Most internees accepted their confinement, surrendered and said, “Shikata ga nai,” meaning “it can’t be helped, there is nothing we can do”. Oh yes, we did. More than 33,000 of us served in the military during World War II.. That was more than 13 percent of the total Japanese population in the U.S. and greater than the national average.
In Japanese culture, there were values we depended on. Gaman is one. It means “endure, tolerate, persevere”. My judo sensei yelled in the dojo many times, “Ganbare” — “don’t give up, hang in there.”
We suffered racial adversity since that December day. We had to gaman and ganbare. These two values were our guiding principle that navigated us through a sea of racial prejudice, hatred and distrust.
November 11, 2013 – Honolulu, Hawaii. The Battleship Missouri Memorial hosted a ceremony to recognize the 70th Anniversary of the Nisei Veterans of World War II. The event was held on deck of the Missouri and was attended by veterans, families and friends.
Veteran Ted Tsukiyama, 442nd RCT and MIS, gave the following speech:
ANSWERING THE CALL
Pearl Harbor Attack
7:55 a.m., December 7, 1941, that fateful moment in history when the first Japanese bombs rained down upon Pearl Harbor and drastically transformed the lives of everyone in Hawaii, and most particularly those of Japanese ancestry. No one who was here can ever forget that day. I remember it well.
I couldn’t sleep that unforgettable Sunday morning by the constant rumbling of thunder that would not cease. The sky above Pearl Harbor was black with smoke, punctuated by puffs of white aerial bursts. “They’re sure making this maneuver look real,” I thought. Turning on the radio, I heard the KGU announcer screaming, “Take cover! Get off the streets! We are being attacked by Japanese enemy planes. This is the real McCoy! Take cover! Those words pierced my very core like a piece of shrapnel.
I heard but could not comprehend. I was assailed by swirling succession of feelings and passions. First I was stunned by utter surprise and shock. I was benumbed with disbelief and then denial….”this is just a bad dream, it can’t be really happening.” There was indignant condemnation…..”You stupid damned fools, don’t you know who you are attacking?” Then strangely, there was a twinge of guilt and shame for being the same race as the enemy but quickly supplanted by a dark foreboding and concern for innocent people like my parents who had nothing to do with the bombing and for the suffering that was sure to follow. But the final and lasting emotion was anger, outrage and hatred for our attackers and a vow that “I’m going to get you bastards!”, feelings that would last and would not diminish for the rest of the war.

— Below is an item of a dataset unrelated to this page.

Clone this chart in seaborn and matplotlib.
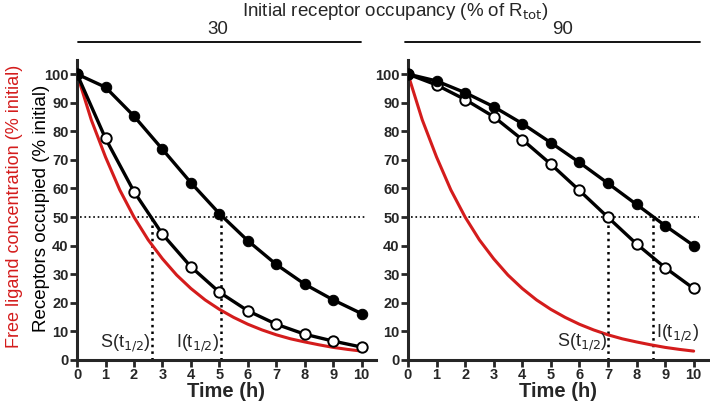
import numpy as np
import pandas as pd
import matplotlib
matplotlib.use("Agg")
import matplotlib.pyplot as plt
import seaborn as sns

# time points for receptor curves (h)
time_h = [0, 1, 2, 3, 4, 5, 6, 7, 8, 9, 10]

# 30% initial occupancy
occ30_filled = [100, 95.4, 85.3, 73.7, 62.0, 51.2, 41.7, 33.4, 26.5, 21.0, 16.2]
occ30_open = [100, 77.5, 58.9, 44.0, 32.6, 23.7, 17.2, 12.5, 9.0, 6.6, 4.5]

# 90% initial occupancy
occ90_filled = [100, 97.6, 93.5, 88.6, 82.7, 76.0, 69.1, 61.8, 54.4, 47.0, 40.0]
occ90_open = [100, 96.2, 91.1, 85.1, 77.1, 68.5, 59.3, 49.9, 40.6, 32.3, 25.0]

# free ligand concentration (read at half-hour steps)
lig_time = [0, 0.5, 1, 1.5, 2, 2.5, 3, 3.5, 4, 4.5, 5, 5.5, 6, 6.5, 7, 7.5,
            8, 8.5, 9, 9.5, 10]
lig_conc = [100, 84, 71, 59.5, 50, 42, 35.4, 29.7, 25, 21, 17.7, 14.9, 12.5,
            10.5, 8.8, 7.4, 6.3, 5.3, 4.4, 3.7, 3.1]

# half-life markers: (x, top y)
s_half = {"30": (2.62, 50), "90": (7.0, 50)}
i_half = {"30": (5.07, 51), "90": (8.58, 50)}

panels = ["30", "90"]
filled = {"30": occ30_filled, "90": occ90_filled}
opened = {"30": occ30_open, "90": occ90_open}

sns.set_theme(style="ticks")
plt.rcParams["font.family"] = ["Liberation Sans", "DejaVu Sans"]

fig = plt.figure(figsize=(7.1, 4.04), dpi=100)
ax_pos = {"30": [0.1085, 0.109, 0.421, 0.743],
          "90": [0.5746, 0.109, 0.4225, 0.743]}

lig_df = pd.DataFrame({"t": lig_time, "c": lig_conc})

for p in panels:
    ax = fig.add_axes(ax_pos[p])
    df = pd.DataFrame({"t": time_h, "filled": filled[p], "open": opened[p]})

    sns.lineplot(data=lig_df, x="t", y="c", ax=ax, color="#d41c1c", lw=2.2,
                 zorder=2)
    sns.lineplot(data=df, x="t", y="open", ax=ax, color="black", lw=2.4,
                 marker="o", markersize=7.5, markerfacecolor="white",
                 markeredgecolor="black", markeredgewidth=1.4, zorder=4)
    sns.lineplot(data=df, x="t", y="filled", ax=ax, color="black", lw=2.4,
                 marker="o", markersize=7.5, markerfacecolor="black",
                 markeredgecolor="black", zorder=5)

    ax.plot([0.1, 10.2], [50, 50], ls=":", color="black", lw=1.2, zorder=1)
    for xv, yv in (s_half[p], i_half[p]):
        ax.plot([xv, xv], [0, yv], ls=":", color="black", lw=1.8, zorder=1)

    ax.set_xlim(0, 10.5)
    ax.set_ylim(0, 105)
    ax.set_xticks(range(0, 11))
    ax.set_yticks(range(0, 101, 10))
    ax.tick_params(direction="out", length=5, width=2, labelsize=10.5, pad=1)
    for lab in ax.get_xticklabels() + ax.get_yticklabels():
        lab.set_fontweight("bold")
    for s in ("left", "bottom"):
        ax.spines[s].set_linewidth(2.2)
    sns.despine(ax=ax)
    ax.set_xlabel("Time (h)", fontsize=14.5, fontweight="bold", labelpad=0)
    ax.set_ylabel("")

    if p == "30":
        ax.text(1.7, 6, r"S(t$_{1/2}$)", fontsize=13, ha="center", va="center")
        ax.text(4.25, 6, r"I(t$_{1/2}$)", fontsize=13, ha="center", va="center")
    else:
        ax.text(6.1, 6.3, r"S(t$_{1/2}$)", fontsize=13, ha="center", va="center")
        ax.text(9.45, 9.5, r"I(t$_{1/2}$)", fontsize=13, ha="center", va="center")

# header
fig.text(0.556, 0.972, r"Initial receptor occupancy (% of R$_{\mathrm{tot}}$)",
         fontsize=13.5, ha="center", va="center")
fig.text(0.307, 0.926, "30", fontsize=13.5, ha="center", va="center")
fig.text(0.792, 0.926, "90", fontsize=13.5, ha="center", va="center")
fig.add_artist(plt.Line2D([0.110, 0.508], [0.895, 0.895], color="black", lw=1.3))
fig.add_artist(plt.Line2D([0.571, 0.986], [0.895, 0.895], color="black", lw=1.3))

# y labels
fig.text(0.02, 0.49, "Free ligand concentration (% initial)", rotation=90,
         fontsize=13, color="#d41c1c", ha="center", va="center")
fig.text(0.058, 0.485, "Receptors occupied (% initial)", rotation=90,
         fontsize=13.5, color="black", ha="center", va="center")

fig.savefig("out.png", dpi=100)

Meanwhile the radio announcer Webley Edwards was frantically calling for all soldiers, sailors and marines to report to their battle stations, when suddenly I heard him say “All members of the University ROTC, report to your campus unit immediately.” I jumped into my ROTC uniform and rushed up to the ROTC armory at the UH campus within the first hour of the attack. The several hundred ROTC cadets arriving on campus were greeted with the sight of ROTC staff Sgt. Ward and Sgt. Hogan feverishly inserting firing pins in the World War I vintage Springfield .03 caliber rifles and issuing us a clip of five bullets. It should be noted that 60% to 75% of the ROTC corps was made up of cadets of Japanese ancestry, yet throughout it all there was no registration or signups, no swearing in nor any kind of formality. No one questioned us. There was absolutely no hesitancy, doubts or distrust in mustering us in. We were ordinary ROTC cadets responding to the call to defend our country, just like any other American soldier or sailor reporting to their battle stations in time of war. I reported to my ROTC unit, Company B, lst Battalion commanded by Captain Nolle Smith, for which I served as First Sergeant.